Practice is important. Write down the type of conversation you would have with your client, the vocabulary and expressions you would use. Repeat them aloud so that you’re able to rehearse your pronunciation as well, whilst exercising your diaphragm and your mouth muscles to produce the right sounds. When watching films and videos, practice some of the sentences by repeating them just after you heard them and progressively almost at the same time. Practice until speaking becomes a reflexive activity, just like it happens in your mother tongue.

Mistakes are inevitable

Most language learners shy away from speaking because of their fear of making mistakes. Let me repeat for the umpteenth time that making mistakes and looking like a fool are inevitable part of the learning process. It occurs to all of us, the brave enough to learn a foreign language. Moreover, embrace them, learn from them and be forgiving with yourself.

Perfectionism will be the death of your language journey

It’s your worst enemy. Perfectionism will hold you back. As in everything, start before you’re ready. If you’re waiting to know 10 000 words, all the grammar rules, and a perfect native accent to start communicating in your target language, let me tell you that it will never happen. Not even the native speakers speak the language “perfectly” as you will notice. Your priority should remain communication. If people understand you and interact with you this is enough.

Compare yourself with yourself

Don’t measure your progress with others’. You are your only reference. Everyone goes at a different pace.Register your progress in a journal, daily or weekly and reassess it monthly.

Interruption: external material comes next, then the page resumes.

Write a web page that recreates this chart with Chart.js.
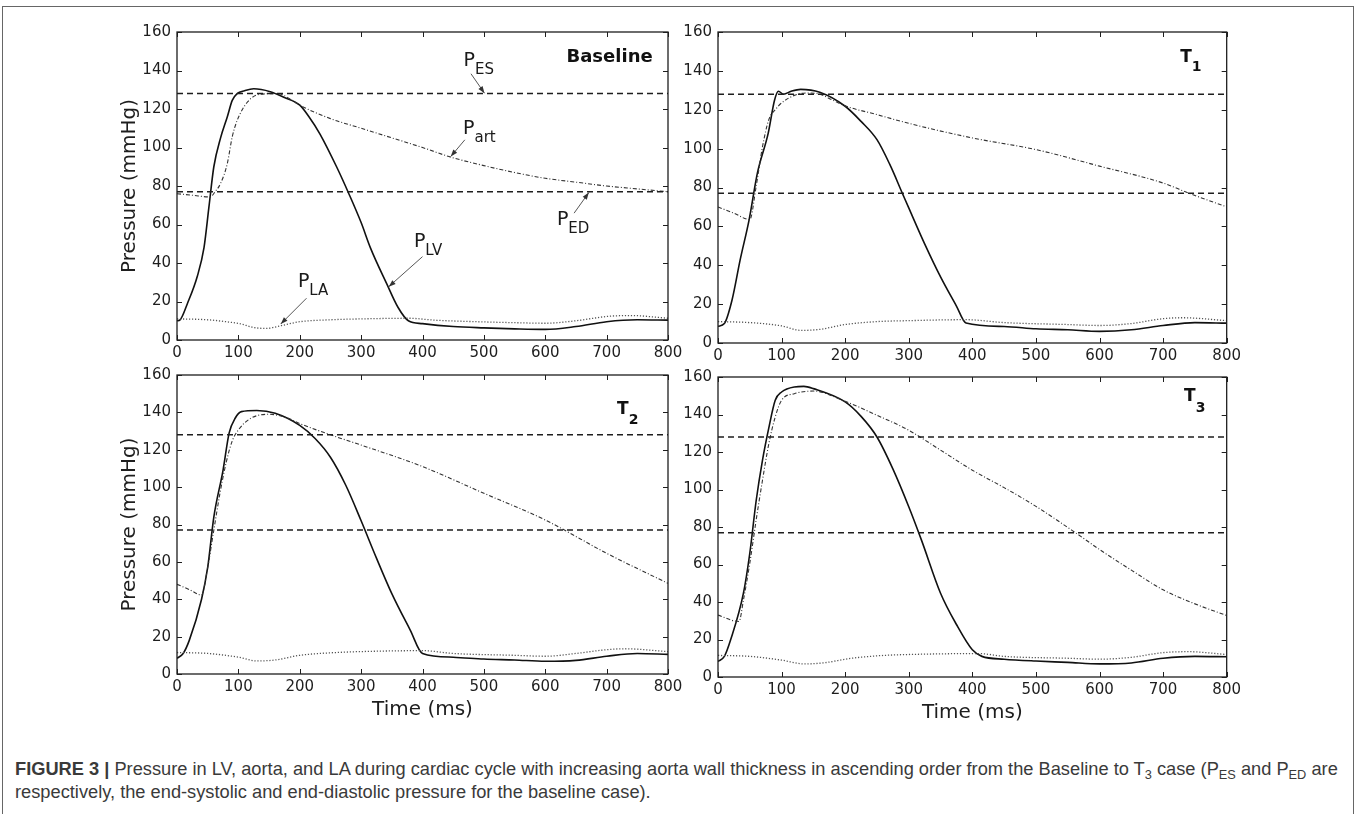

You’ll be surprised at how much you are achieving.

Enjoy the journey

Add fun activities to your language plan. Incorporate your hobbies so that you can kill two birds with one stone. I enjoy singing. When I am learning a language, I download songs and I learn them. It’s an excellent way to memorise the new words and expressions as well as common idioms without effort.

Even though you don’t understand everything, you will see how your knowledge of the language will increase with time because of your immersion in contents that are relevant to you. Words and grammar structures often repeat themselves and they become easier to recall.

Conclusion

Language learning takes time, and don’t believe anyone who falsely states the contrary. As a marathon, you should pace yourself or you will burn out quickly. Things are not always easy. There will be days where the language will flow effortlessly from your mouth and others where you will struggle to find that word at the tip of your tongue. These are to be expected. It is healthy to think about your end goal as a motivational boost, but don’t linger over it too much. Learn to enjoy your successes along the way, no matter how small they appear to be, and remember constancy is key.